start

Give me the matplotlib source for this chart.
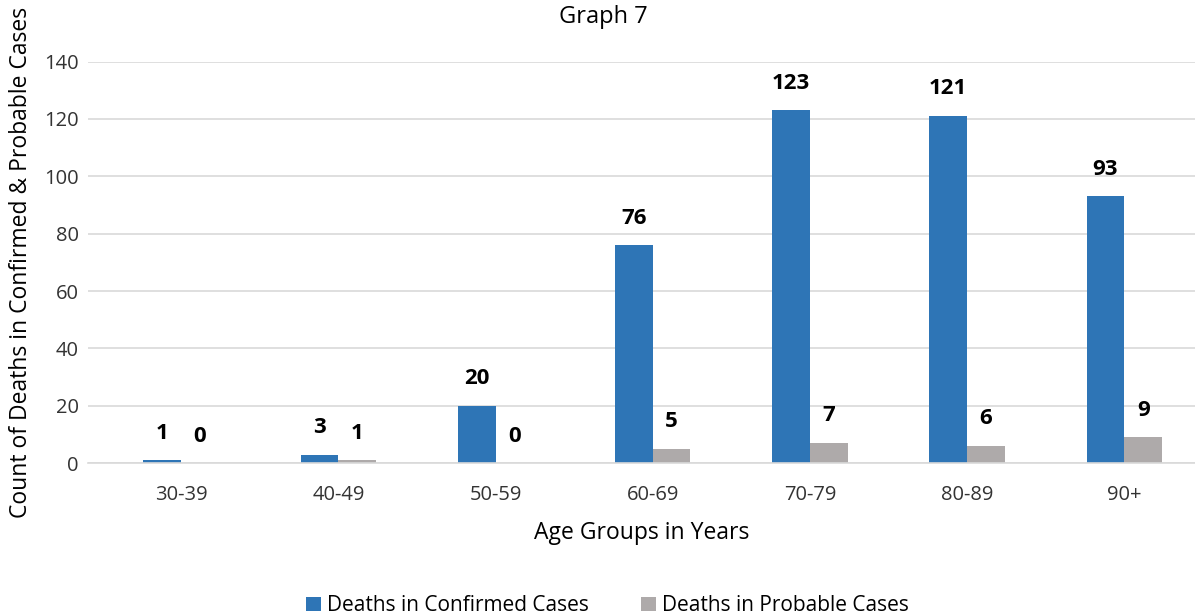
import numpy as np
import matplotlib.pyplot as plt

plt.rcParams['font.family'] = ['Open Sans', 'DejaVu Sans']

age_groups = ["30-39", "40-49", "50-59", "60-69", "70-79", "80-89", "90+"]
confirmed = [1, 3, 20, 76, 123, 121, 93]
probable = [0, 1, 0, 5, 7, 6, 9]

blue = "#2E75B6"
grey = "#AEAAAA"

fig = plt.figure(figsize=(11.95, 6.16), dpi=100)
ax = fig.add_axes([0.074, 0.248, 0.926, 0.652])

x = np.arange(len(age_groups))
w = 0.24
b1 = ax.bar(x - w / 2, confirmed, w, color=blue, label="Deaths in Confirmed Cases")
b2 = ax.bar(x + w / 2, probable, w, color=grey, label="Deaths in Probable Cases")

for bars, vals in ((b1, confirmed), (b2, probable)):
    for r, v in zip(bars, vals):
        ax.annotate(str(v), (r.get_x() + r.get_width() / 2, v), xytext=(0, 12),
                    textcoords="offset points", ha="center", va="bottom",
                    fontsize=16, fontweight="bold")

ax.set_xlim(-0.59, 6.45)
ax.set_ylim(0, 140)
ax.set_yticks(range(0, 141, 20))
ax.set_xticks(x)
ax.set_xticklabels(age_groups)
ax.tick_params(axis="both", length=0, labelsize=14.5, pad=7, colors="#333333")
ax.tick_params(axis="x", pad=16)
ax.yaxis.grid(True, color="#D9D9D9", linewidth=1.2)
ax.set_axisbelow(True)
for s in ("top", "right", "left"):
    ax.spines[s].set_visible(False)
ax.spines["bottom"].set_color("#D9D9D9")
ax.spines["bottom"].set_linewidth(1.2)

ax.set_xlabel("Age Groups in Years", fontsize=16.5, labelpad=11)
ax.set_ylabel("Count of Deaths in Confirmed & Probable Cases", fontsize=16.5, labelpad=8)
fig.text(0.505, 0.973, "Graph 7", ha="center", va="center", fontsize=17)

ax.legend(loc="center", bbox_to_anchor=(0.469, -0.355), ncol=2, frameon=False,
          fontsize=15, handlelength=0.7, handleheight=0.7, columnspacing=2.5, handletextpad=0.3)

fig.savefig("out.png", dpi=100)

end

*Exercise*:
Leave out the pictures and copy the rest of the material above exactly.

*In response*:
Give me the matplotlib source for this chart.
import numpy as np
import matplotlib.pyplot as plt

plt.rcParams['font.family'] = ['Open Sans', 'DejaVu Sans']

age_groups = ["30-39", "40-49", "50-59", "60-69", "70-79", "80-89", "90+"]
confirmed = [1, 3, 20, 76, 123, 121, 93]
probable = [0, 1, 0, 5, 7, 6, 9]

blue = "#2E75B6"
grey = "#AEAAAA"

fig = plt.figure(figsize=(11.95, 6.16), dpi=100)
ax = fig.add_axes([0.074, 0.248, 0.926, 0.652])

x = np.arange(len(age_groups))
w = 0.24
b1 = ax.bar(x - w / 2, confirmed, w, color=blue, label="Deaths in Confirmed Cases")
b2 = ax.bar(x + w / 2, probable, w, color=grey, label="Deaths in Probable Cases")

for bars, vals in ((b1, confirmed), (b2, probable)):
    for r, v in zip(bars, vals):
        ax.annotate(str(v), (r.get_x() + r.get_width() / 2, v), xytext=(0, 12),
                    textcoords="offset points", ha="center", va="bottom",
                    fontsize=16, fontweight="bold")

ax.set_xlim(-0.59, 6.45)
ax.set_ylim(0, 140)
ax.set_yticks(range(0, 141, 20))
ax.set_xticks(x)
ax.set_xticklabels(age_groups)
ax.tick_params(axis="both", length=0, labelsize=14.5, pad=7, colors="#333333")
ax.tick_params(axis="x", pad=16)
ax.yaxis.grid(True, color="#D9D9D9", linewidth=1.2)
ax.set_axisbelow(True)
for s in ("top", "right", "left"):
    ax.spines[s].set_visible(False)
ax.spines["bottom"].set_color("#D9D9D9")
ax.spines["bottom"].set_linewidth(1.2)

ax.set_xlabel("Age Groups in Years", fontsize=16.5, labelpad=11)
ax.set_ylabel("Count of Deaths in Confirmed & Probable Cases", fontsize=16.5, labelpad=8)
fig.text(0.505, 0.973, "Graph 7", ha="center", va="center", fontsize=17)

ax.legend(loc="center", bbox_to_anchor=(0.469, -0.355), ncol=2, frameon=False,
          fontsize=15, handlelength=0.7, handleheight=0.7, columnspacing=2.5, handletextpad=0.3)

fig.savefig("out.png", dpi=100)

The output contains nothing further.